Standardised outcome measures

Standard Sets are collections of standardised outcomes and instruments. They represent the missing link to measure the quality and value of care but must be developed using rigorous methods. Since 2012 the International Consortium for Health Outcomes Measurement (ICHOM) has been developing global Standard Sets including outcomes, measurement tools, time-points, and risk adjustment factors to improve value-based healthcare. In 2016 ICHOM developed a Standard Set to measure the value of maternity care which included measures of health-related quality of life, incontinence, emotional wellbeing, pain during sex, birth experience, breastfeeding experience and self-efficacy, and mother infant bonding. To be implemented in practice, maternity services must have confidence that the outcomes and measures included in the Set were developed using rigorous methods and that the measures are valid and reliable in childbearing women. Until recently, the quality of the set had not been evaluated.

Ensuring the validity of PROMs in maternity care

As a group of researchers from the Transforming Maternity Care Collaborative we evaluated the quality and feasibility of the ICHOM Standard Set for Pregnancy and Childbirth. Firstly, we conducted two systematic reviews to assess the quality of the Standard Set development process (manuscript currently under review), and the quality and suitability of the PROMs included in the Set. While the Set was developed using rigorous methods, five included PROMs had not been previously been validated in childbearing women.

We conducted a program of work to evaluate the psychometric performance of these unvalidated PROMs in childbearing women. We conducted a study with 309 consecutive women from one large tertiary hospital in Queensland and collected survey data at five time-points as prescribed by ICHOM (at booking, and 36 weeks of pregnancy and one, six and 26 weeks after birth). We also collected electronic hospital data at six weeks following birth. We provided women with the option of using a tablet device while attending an antenatal care visit, electronic survey completion on their own device, or to complete the survey by phone with the research midwife. The ICHOM Standard Set was acceptable to women. Almost all women invited agreed to participate (95%), and response rates were high at all time-points; being highest at booking (92%) and lowest at 26-weeks post birth (71%).

We conducted psychometric analysis on five PROMs and developed recommendations and/or refinement of the tools to measure health related quality of life (Slavin, Gamble, Creedy, Fenwick, & Pallant, 2019), urinary and anal incontinence (Slavin, Gamble, Creedy, & Fenwick 2019; Slavin, Creedy, & Gamble, 2019), depression symptoms (Slavin, Creedy & Gamble, 2020a), and social support (Slavin, Creedy and Gamble, 2020b).

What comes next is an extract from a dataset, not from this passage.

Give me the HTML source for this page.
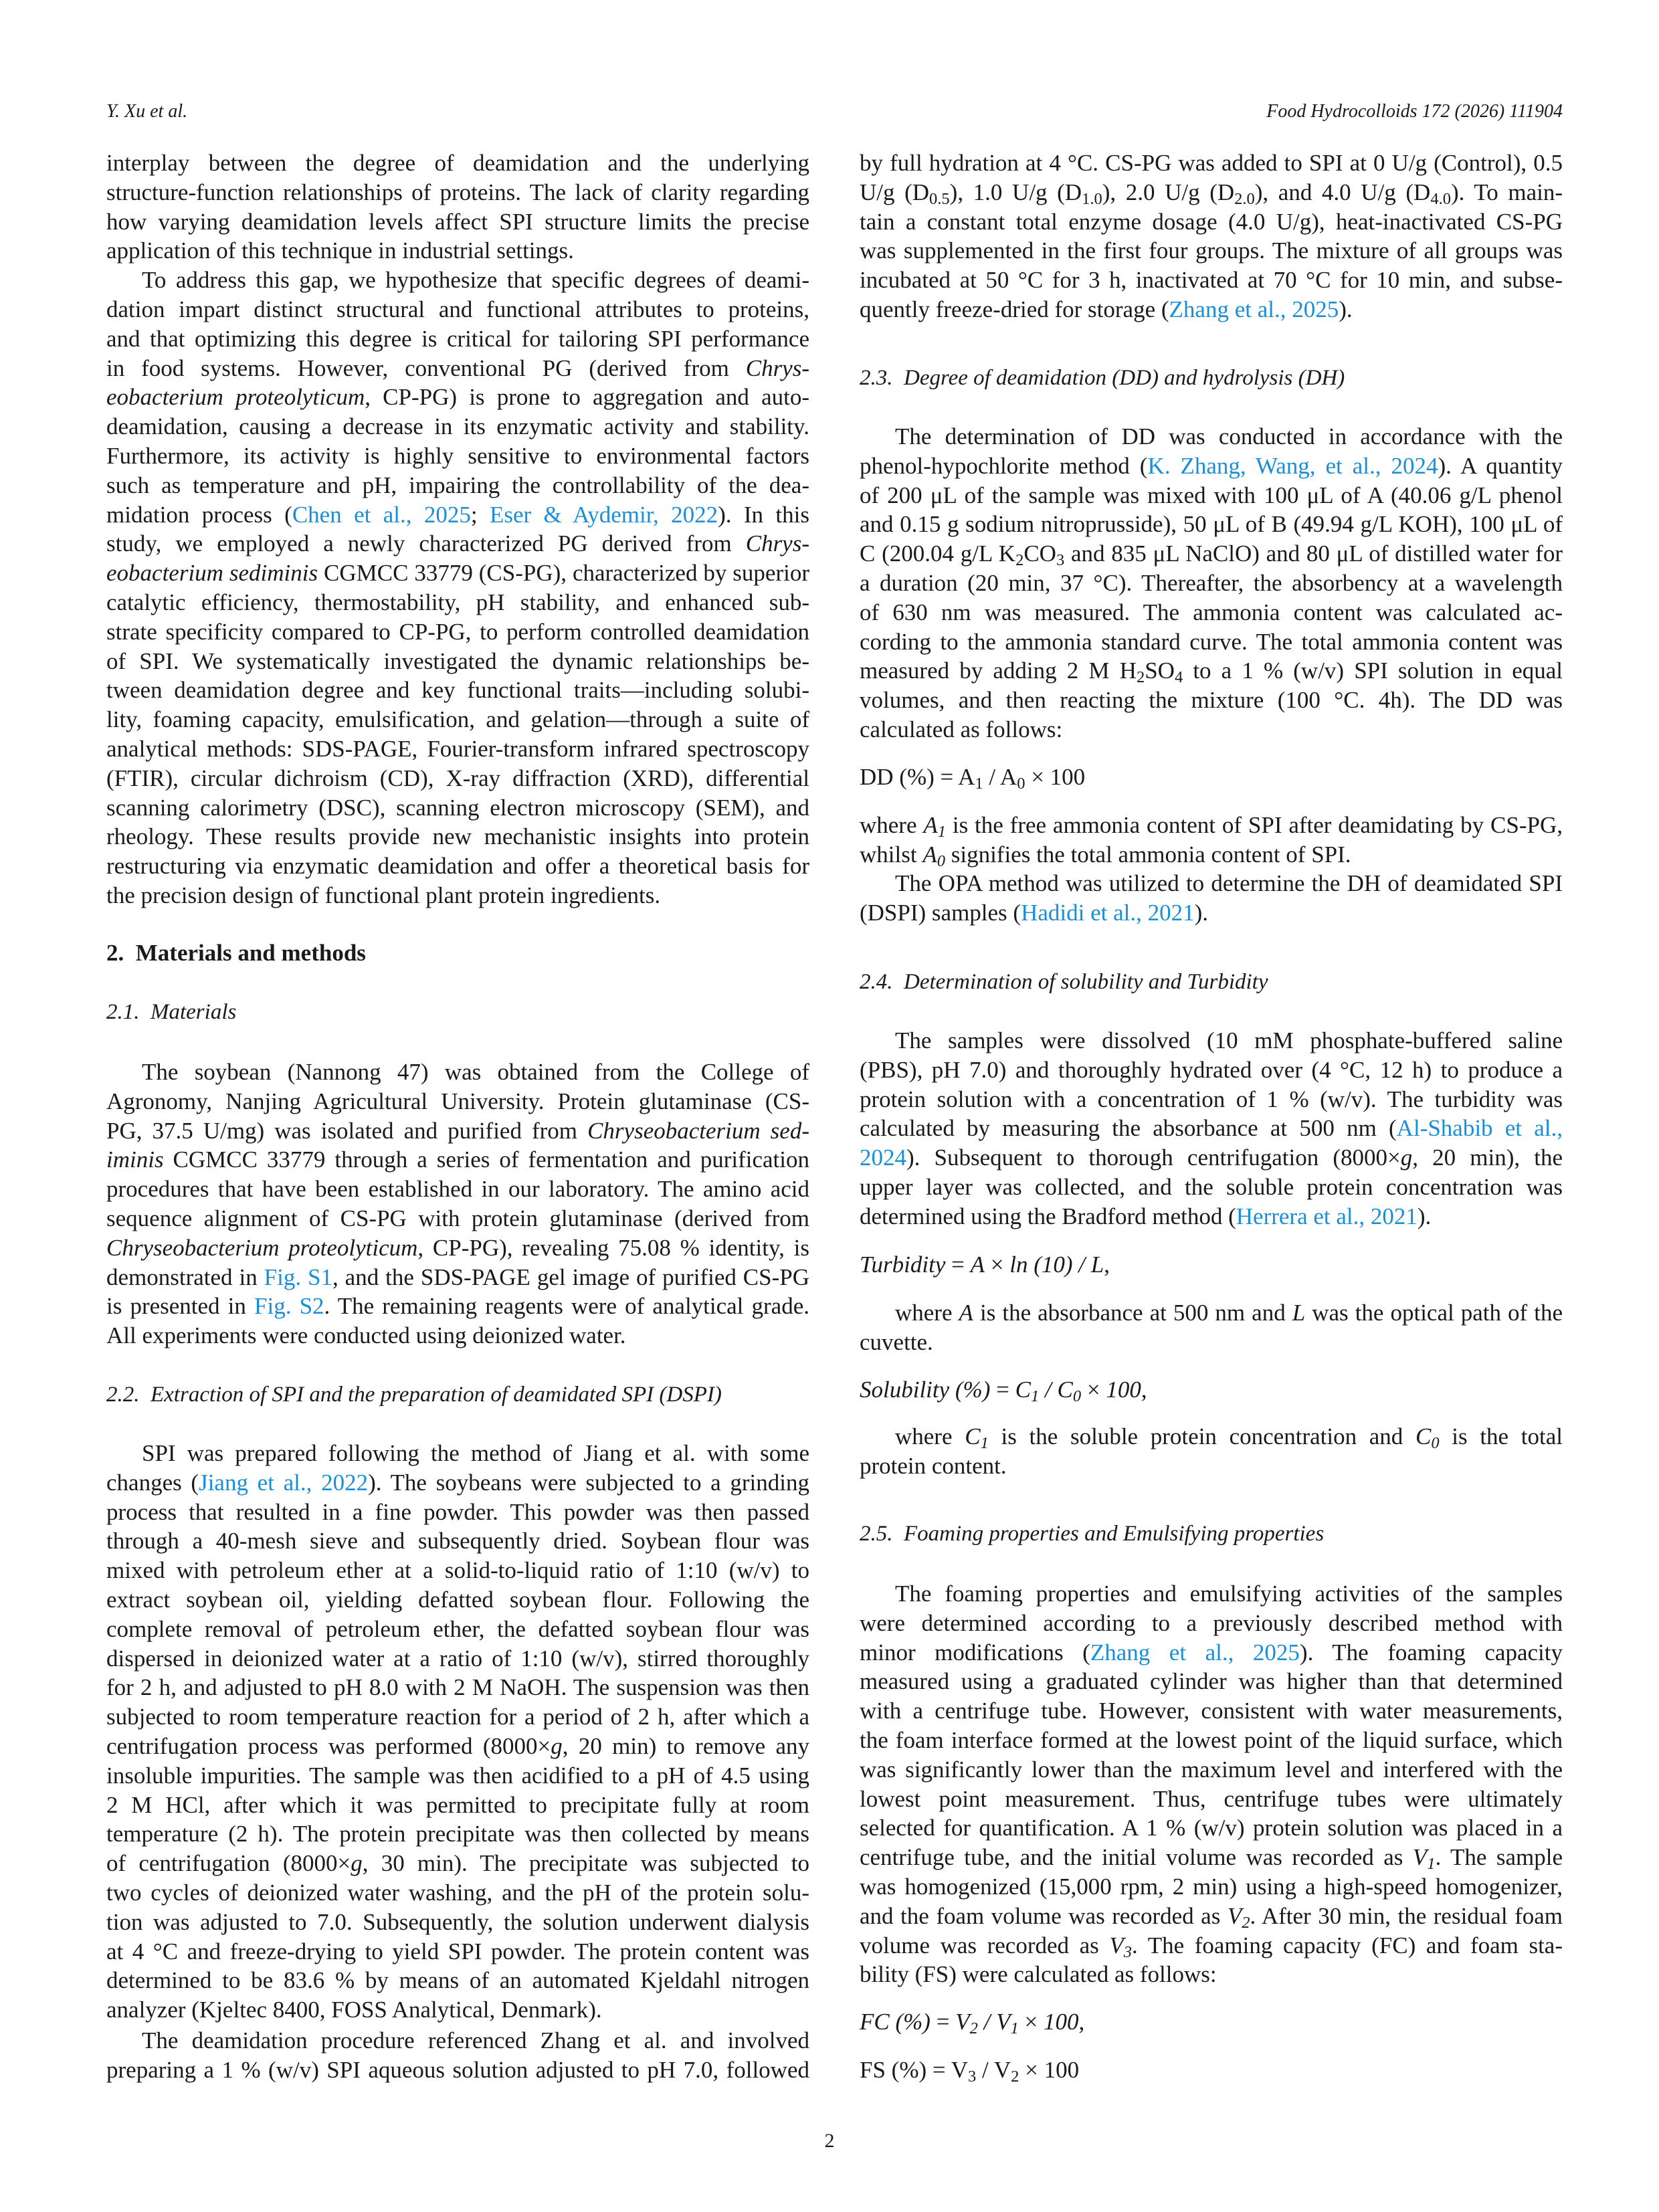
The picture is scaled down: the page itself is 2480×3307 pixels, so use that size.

Our findings support the implementation of the revised Standard Set for Pregnancy and Childbirth to measure value of maternity care. If your health service is interested in using the ICHOM Standard Set and you would like assistance designing methods for women to report their experiences, our study team can assist you.

References
Slavin, V., Gamble, J., Creedy, D. K., Fenwick, J., & Pallant J. (2019). Measuring physical and mental health during pregnancy and postpartum in an Australian childbearing population – validation of the PROMIS Global Short Form. BMC Pregnancy and Childbirth, 19, 370.

Slavin, V., Gamble, J., Creedy, D. K., & Fenwick, J. (2019). Perinatal incontinence: Psychometric evaluation of the International Consultation on Incontinence Questionnaire –Urinary Incontinence Short Form and Wexner Scale. Neurology and Urodynamics, 38(8), 2209-2223.

Slavin, V., Creedy, D. K., & Gamble, J. (2019). Benchmarking outcomes in maternity care: Perinatal incontinence–a framework for standardised reporting. Midwifery, 102628, 1-11.

Slavin, V., Creedy, D. K., & Gamble, J. (2020a). Comparison of screening accuracy of the Patient Health Questionnaire–2 using two case-identification methods during pregnancy and childbirth. BMC Pregnancy and Childbirth, 20, 211.

Slavin, V., Creedy, D. K., & Gamble, J. (2020b). Single Item Measure of Social Supports: Evaluation of construct validity during pregnancy. Journal of Affective Disorders, 272, 91-97.